In unserem Nachbarland ist Abtreibung nur noch nach einer Vergewaltigung erlaubt (die Frauen in einem zweifelsohne demütigenden Verfahren glaubhaft machen müssen) – oder wenn das Leben der Mutter gefährdet ist. Aber die Untersuchung des EU-Parlaments bestätigt, was zu erwarten war: Offensichtlich hat eine massiv frauenfeindliche Stimmungsmache und Gesetzgebung dazu geführt, dass selbst bei akuter Gefahr Ärztinnen und Ärzte oder auch Betroffene es nicht wagen, den Eingriff vorzunehmen oder vornehmen zu lassen.
Polen ist nicht allein, wie wir wissen. In Italien fürchten viele Frauen nach dem Wahlsieg der Postfaschistin Giorgia Meloni Ähnliches, in den USA haben Donald Trump und der reaktionär besetzte Gerichtshof bereits ganze Arbeit geleistet.
Aber es gibt auch Zeichen der Hoffnung: Bei den Zwischenwahlen in den USA war die Abtreibungsfrage neben wirtschaftlichen Problemen der wichtigste Streitpunkt, und offensichtlich hat das dazu beigetragen, dem Trumpismus die Grenzen aufzuzeigen.
Und Europa? Es bleibt dabei: Wenn die EU das Bollwerk der Freiheit sein will, das zu sein sie vorgibt, dann sollte sie aufhören, den Weg der Unterdrückung in der eigenen Mitgliedschaft zu dulden.
Kürzlich hatte ich mich mit einer Bemerkung von Bundespräsident Frank-Walter Steinmeier beschäftigt: Er hatte „unsere Demokratie“ neben Dingen wie Bahn, Internet oder Energieversorgung der „kritischen Infrastruktur“ zugeordnet.

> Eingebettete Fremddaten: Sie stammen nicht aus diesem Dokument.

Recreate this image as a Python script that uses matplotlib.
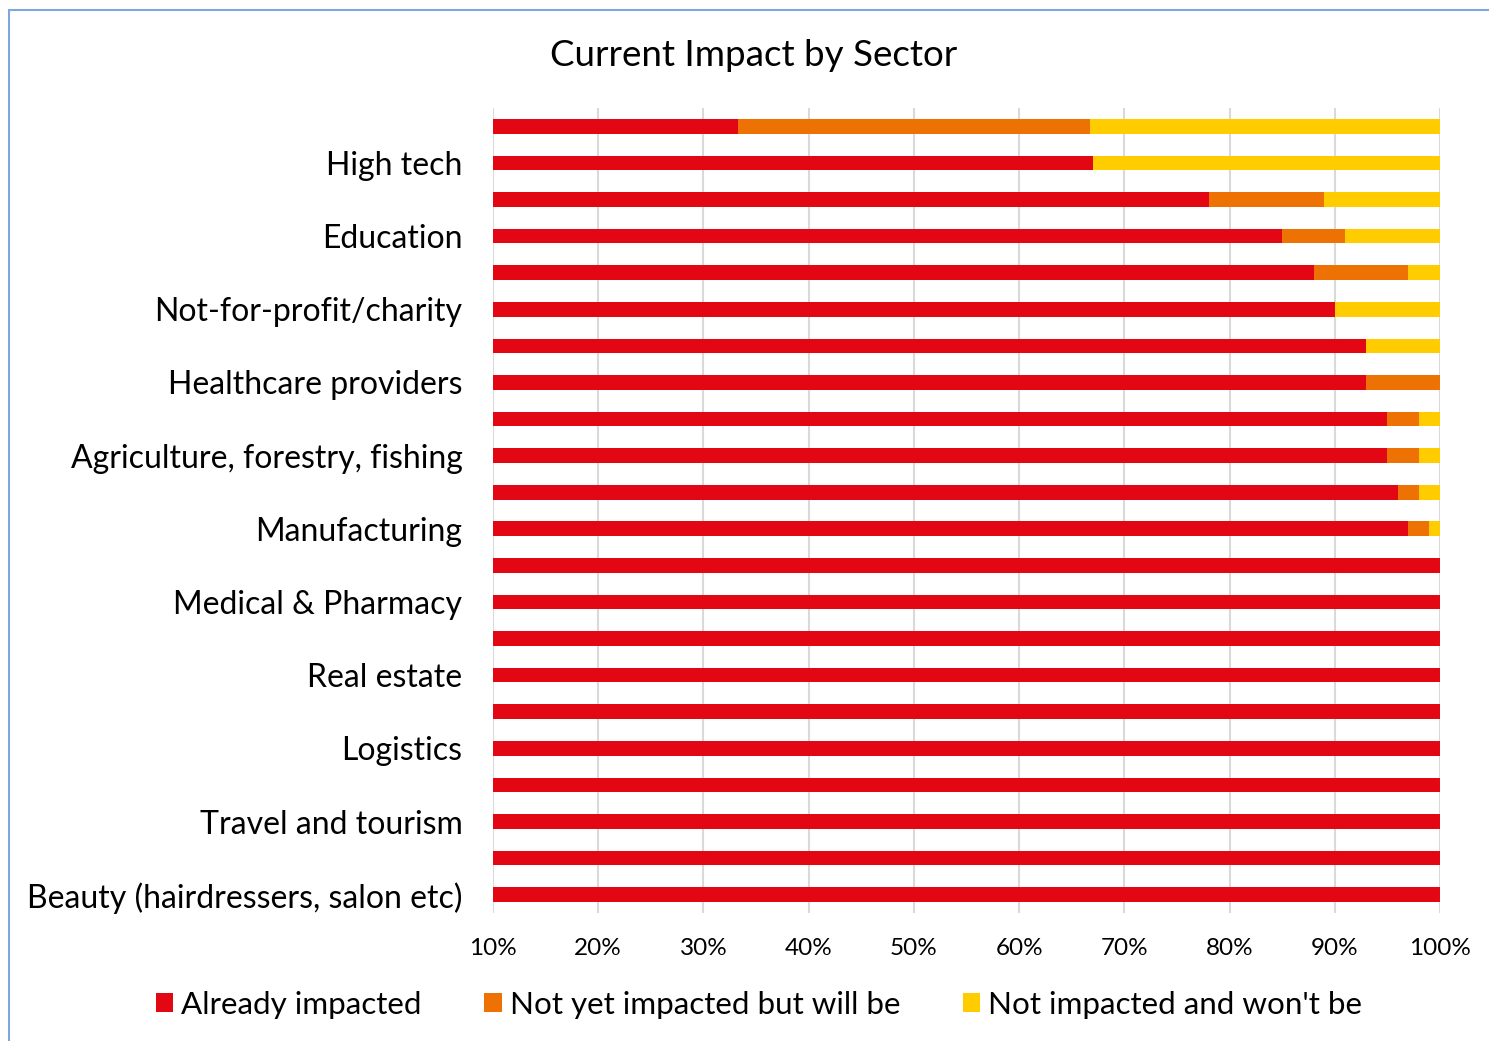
import numpy as np
import matplotlib.pyplot as plt
from matplotlib.patches import Rectangle

plt.rcParams['font.family'] = ['Lato', 'DejaVu Sans']

# bars from top to bottom, values in percent
sectors = ['', 'High tech', '', 'Education', '', 'Not-for-profit/charity', '',
           'Healthcare providers', '', 'Agriculture, forestry, fishing', '',
           'Manufacturing', '', 'Medical & Pharmacy', '', 'Real estate', '',
           'Logistics', '', 'Travel and tourism', '', 'Beauty (hairdressers, salon etc)']
already = [33.3, 67, 78, 85, 88, 90, 93, 93, 95, 95, 96, 97,
           100, 100, 100, 100, 100, 100, 100, 100, 100, 100]
not_yet = [33.4, 0, 11, 6, 9, 0, 0, 7, 3, 3, 2, 2,
           0, 0, 0, 0, 0, 0, 0, 0, 0, 0]
wont = [33.3, 33, 11, 9, 3, 10, 7, 0, 2, 2, 2, 1,
        0, 0, 0, 0, 0, 0, 0, 0, 0, 0]
xticks = [10, 20, 30, 40, 50, 60, 70, 80, 90, 100]

red, orange, yellow = '#E30613', '#EE7203', '#FFCC00'

fig = plt.figure(figsize=(14.89, 10.41), dpi=100)
ax = fig.add_axes([493 / 1489, 1 - 913 / 1041, (1440 - 493) / 1489, (913 - 108) / 1041])

y = np.arange(len(sectors))
a = np.array(already)
n = np.array(not_yet)
w = np.array(wont)
ax.barh(y, a, height=0.4, color=red, label='Already impacted', zorder=2)
ax.barh(y, n, left=a, height=0.4, color=orange, label='Not yet impacted but will be', zorder=2)
ax.barh(y, w, left=a + n, height=0.4, color=yellow, label="Not impacted and won't be", zorder=2)

ax.set_xlim(10, 100)
ax.set_ylim(len(sectors) - 0.5, -0.5)
ax.set_xticks(xticks)
ax.set_xticklabels([f'{t}%' for t in xticks], fontsize=17.5)
ax.set_yticks(y)
ax.set_yticklabels(sectors, fontsize=23)
ax.tick_params(axis='y', length=0, pad=22)
ax.tick_params(axis='x', length=0, pad=18)
ax.grid(axis='x', color='#D9D9D9', lw=1.5, zorder=0)
for s in ax.spines.values():
    s.set_visible(False)

fig.text(754 / 1489, 1 - 55 / 1041, 'Current Impact by Sector', fontsize=26.5,
         ha='center', va='center')

fig.legend(loc='center', bbox_to_anchor=(759 / 1489, 1 - 1005 / 1041), ncol=3,
           frameon=False, fontsize=22.6, handlelength=0.55, handleheight=0.55,
           handletextpad=0.25, columnspacing=2.0)

fig.patches.append(Rectangle((9 / 1489, -0.1), 1.2, 1 - 10 / 1041 + 0.1,
                             transform=fig.transFigure, fill=False,
                             edgecolor='#7EA6E0', lw=1.5))

fig.savefig('out.png', dpi=100)
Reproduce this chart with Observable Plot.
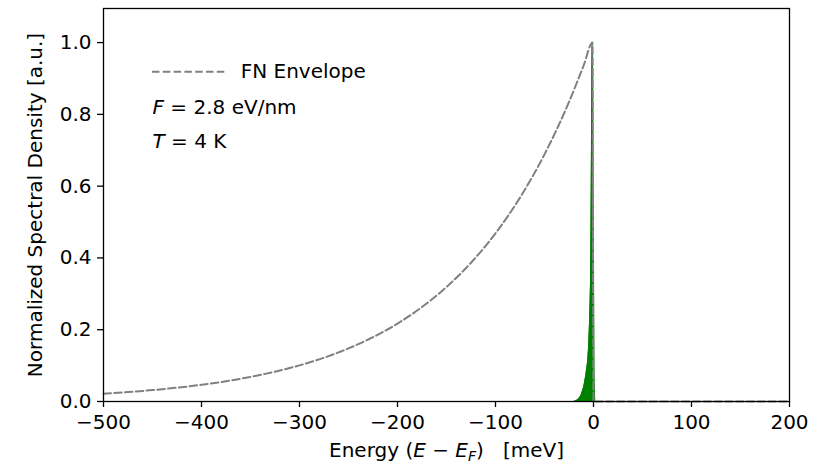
<!DOCTYPE html>
<html>
<head>
<meta charset="utf-8">
<script src="https://cdn.jsdelivr.net/npm/d3@7"></script>
<script src="https://cdn.jsdelivr.net/npm/@observablehq/plot@0.6"></script>
<style>
  body { margin: 0; background: #fff; }
  #chart svg text { white-space: pre; }
</style>
</head>
<body>
<div id="chart"></div>
<script>
// FN envelope (dashed), energy in meV
const envE = [-500,-475,-450,-425,-400,-375,-350,-325,-300,-275,-250,-225,-200,-175,-150,-125,-100,-75,-50,-25,-10,-1,0,200];
const envV = [0.0216,0.0262,0.0318,0.0385,0.0466,0.0565,0.0685,0.0831,0.1007,0.1220,0.1479,0.1792,0.2172,0.2633,0.3191,0.3867,0.4687,0.5681,0.6886,0.8346,0.9367,1.0,0,0];

// Spectral density peak (green fill)
const peakE = [-500,-20,-16,-13,-10,-8,-6,-5,-4,-3,-2.5,-2,-1.5,-1,-0.5,0,0.5,1,1.5,200];
const peakV = [0,0,0.005,0.015,0.04,0.07,0.11,0.15,0.22,0.33,0.5,0.72,1.0,0.92,0.6,0.3,0.08,0.01,0,0];

const xTicks = [-500,-400,-300,-200,-100,0,100,200];
const yTicks = [0,0.2,0.4,0.6,0.8,1.0];

const env = envE.map((e,i) => ({e, v: envV[i]}));
const peak = peakE.map((e,i) => ({e, v: peakV[i]}));

const fs = 20;
const plot = Plot.plot({
  width: 836,
  height: 466,
  marginLeft: 103,
  marginRight: 47,
  marginTop: 8,
  marginBottom: 65,
  style: {fontFamily: "DejaVu Sans", fontSize: fs + "px", color: "#000", background: "#fff"},
  x: {domain: [-500, 200]},
  y: {domain: [0, 1.095]},
  marks: [
    Plot.areaY(peak, {x: "e", y: "v", fill: "#008000", curve: "linear"}),
    Plot.line(peak, {x: "e", y: "v", stroke: "#008000", strokeWidth: 1.2, curve: "linear"}),
    Plot.line(env, {x: "e", y: "v", stroke: "#808080", strokeWidth: 2, strokeDasharray: "7.5,3.3", curve: "monotone-x"}),
    Plot.axisX({ticks: xTicks, tickSize: 6, tickPadding: 7, strokeWidth: 1.3, tickFormat: d3.format("d"), label: null, fontSize: fs}),
    Plot.axisY({ticks: yTicks, tickSize: 6, tickPadding: 6, strokeWidth: 1.3, tickFormat: d3.format(".1f"), label: null, fontSize: fs}),
    Plot.frame({stroke: "#000", strokeWidth: 1.3}),
    // legend-like annotations
    Plot.ruleY([0.919], {x1: -450, x2: -375, stroke: "#808080", strokeWidth: 2, strokeDasharray: "7.5,3.3"}),
    Plot.text(["FN Envelope"], {x: -360, y: 0.919, text: d => d, textAnchor: "start", fontSize: fs}),
    Plot.text(["F = 2.8 eV/nm"], {x: -450, y: 0.819, text: d => d, textAnchor: "start", fontSize: fs}),
    Plot.text(["T = 4 K"], {x: -450, y: 0.724, text: d => d, textAnchor: "start", fontSize: fs}),
    // axis labels
    Plot.text(["XLABEL"], {frameAnchor: "bottom", dy: 49, lineAnchor: "middle", textAnchor: "middle", text: d => d, fontSize: fs}),
    Plot.text(["Normalized Spectral Density [a.u.]"], {frameAnchor: "left", dx: -68, rotate: -90, textAnchor: "middle", lineAnchor: "middle", text: d => d, fontSize: fs})
  ]
});

d3.select(plot).selectAll("text").each(function() {
  const t = this.textContent;
  if (t === "F = 2.8 eV/nm") {
    this.innerHTML = '<tspan font-style="italic">F</tspan> = 2.8 eV/nm';
  } else if (t === "T = 4 K") {
    this.innerHTML = '<tspan font-style="italic">T</tspan> = 4 K';
  } else if (t === "XLABEL") {
    this.innerHTML = 'Energy (<tspan font-style="italic">E</tspan> \u2212 <tspan font-style="italic">E</tspan><tspan font-style="italic" font-size="14" dy="4">F</tspan><tspan dy="-4">)   [meV]</tspan>';
  }
});

document.getElementById("chart").appendChild(plot);
</script>
</body>
</html>
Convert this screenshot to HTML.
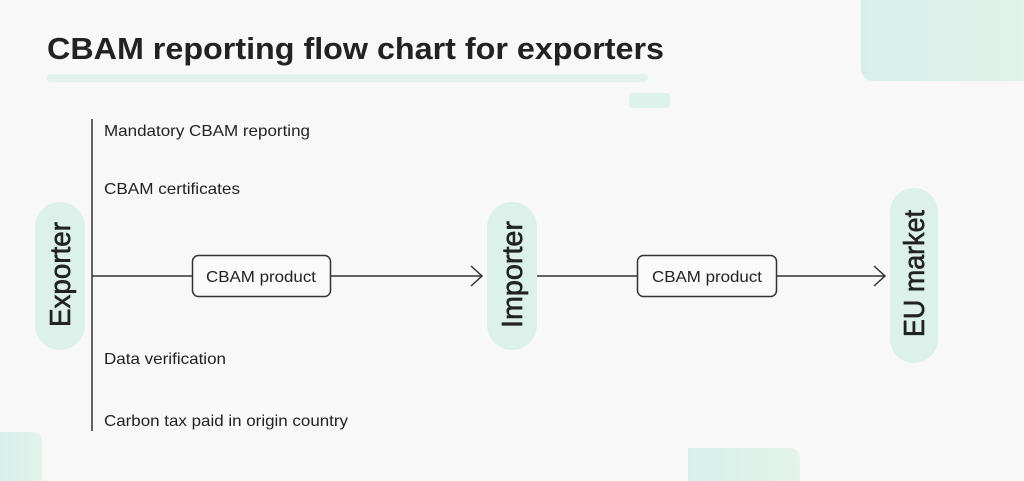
<!DOCTYPE html>
<html><head><meta charset="utf-8"><style>
html,body{margin:0;padding:0;background:#f8f8f8;}
svg{display:block;}
text{font-family:"Liberation Sans",Arial,sans-serif;fill:#222;}
</style></head><body>
<svg width="1024" height="481" viewBox="0 0 1024 481" xmlns="http://www.w3.org/2000/svg">
<defs>
<linearGradient id="g" x1="0" y1="0" x2="1" y2="0">
<stop offset="0" stop-color="#d7efeb"/><stop offset="1" stop-color="#e3f4ea"/>
</linearGradient>
</defs>
<rect width="1024" height="481" fill="#f8f8f8"/>
<!-- decorative -->
<rect x="861" y="-20" width="200" height="101" rx="12" fill="url(#g)"/>
<path d="M0 432 H32 Q42 432 42 442 V481 H0 Z" fill="url(#g)"/>
<path d="M688 448 H788 Q800 448 800 460 V481 H688 Z" fill="url(#g)"/>
<rect x="47" y="74" width="601" height="8" rx="4" fill="#e1f3ec"/>
<rect x="629" y="93" width="41" height="15" rx="3" fill="#ddf2eb"/>
<!-- title -->
<text x="47" y="59" font-size="31" font-weight="bold" textLength="617" lengthAdjust="spacingAndGlyphs">CBAM reporting flow chart for exporters</text>
<!-- lines -->
<g stroke="#333" stroke-width="1.5" fill="none">
<line x1="92" y1="119" x2="92" y2="431"/>
<line x1="92" y1="276" x2="192" y2="276"/>
<line x1="331" y1="276" x2="482" y2="276"/>
<polyline points="471,266 482,276 471,286"/>
<line x1="537" y1="276" x2="637" y2="276"/>
<line x1="776" y1="276" x2="885" y2="276"/>
<polyline points="874,266 885,276 874,286"/>
<rect x="192.5" y="255.5" width="138" height="41" rx="6" fill="#fafafa"/>
<rect x="637.5" y="255.5" width="139" height="41" rx="6" fill="#fafafa"/>
</g>
<!-- side labels -->
<text x="104" y="136" font-size="16" textLength="206" lengthAdjust="spacingAndGlyphs">Mandatory CBAM reporting</text>
<text x="104" y="194" font-size="16" textLength="136" lengthAdjust="spacingAndGlyphs">CBAM certificates</text>
<text x="104" y="364" font-size="16" textLength="122" lengthAdjust="spacingAndGlyphs">Data verification</text>
<text x="104" y="426" font-size="16" textLength="244" lengthAdjust="spacingAndGlyphs">Carbon tax paid in origin country</text>
<!-- box labels -->
<text x="261" y="282" font-size="16" text-anchor="middle" textLength="110" lengthAdjust="spacingAndGlyphs">CBAM product</text>
<text x="707" y="282" font-size="16" text-anchor="middle" textLength="110" lengthAdjust="spacingAndGlyphs">CBAM product</text>
<!-- pills -->
<rect x="35" y="202" width="50" height="148" rx="25" fill="#dcf1ea"/>
<rect x="487" y="202" width="50" height="148" rx="25" fill="#dcf1ea"/>
<rect x="890" y="188" width="48" height="175" rx="24" fill="#dcf1ea"/>
<g stroke="#222" stroke-width="0.6">
<text transform="translate(70,274.5) rotate(-90)" font-size="29" text-anchor="middle" textLength="105" lengthAdjust="spacingAndGlyphs">Exporter</text>
<text transform="translate(522,274.5) rotate(-90)" font-size="29" text-anchor="middle" textLength="107" lengthAdjust="spacingAndGlyphs">Importer</text>
<text transform="translate(924,273.5) rotate(-90)" font-size="29" text-anchor="middle" textLength="127" lengthAdjust="spacingAndGlyphs">EU market</text>
</g>
</svg>
</body></html>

FR-Leser Eckart Premer teilt meine Einschätzung, dass es fragwürdig ist, die Demokratie rhetorisch wie eine Branche neben anderen zu behandeln, so wichtig die auch sind. Er zählt Beispiele dafür auf, dass der Vorrang der Demokratie häufig missachtet wurde: Helmut Kohl habe sein „Ehrenwort“ beim Thema illegale Parteispenden über das Allgemeinwohl gestellt. Gerhard Schröder habe seine Rolle in der Demokratie „zur Männerfreundschaft mit einem ,lupenreinen Demokraten‘“ genutzt, und Angela Merkel habe sich als „Erfinderin einer ,marktkonformen‘ Demokratie“ hervorgetan.
Lieber Herr Premer, ich stimme Ihnen zu, eine Anmerkung habe ich nur zu Ihrem folgenden Satz: „Der mündige Bürger gibt alle vier oder fünf Jahre seine Stimme (an der Garderobe?) ab und hat nichts mehr zu sagen.“ Wir sind wir uns sicher einig, aber ich sage es trotzdem nochmal: Wer Demokratie will, darf sich genau damit nicht begnügen. In Deutschland sind die Freiräume für politisches Engagement im Weltvergleich noch ziemlich groß. Das macht es fast schon zur Pflicht, die eigene Stimme auch zwischen den Wahlen zu erheben. Und sei es „nur“ in einem Leserbrief.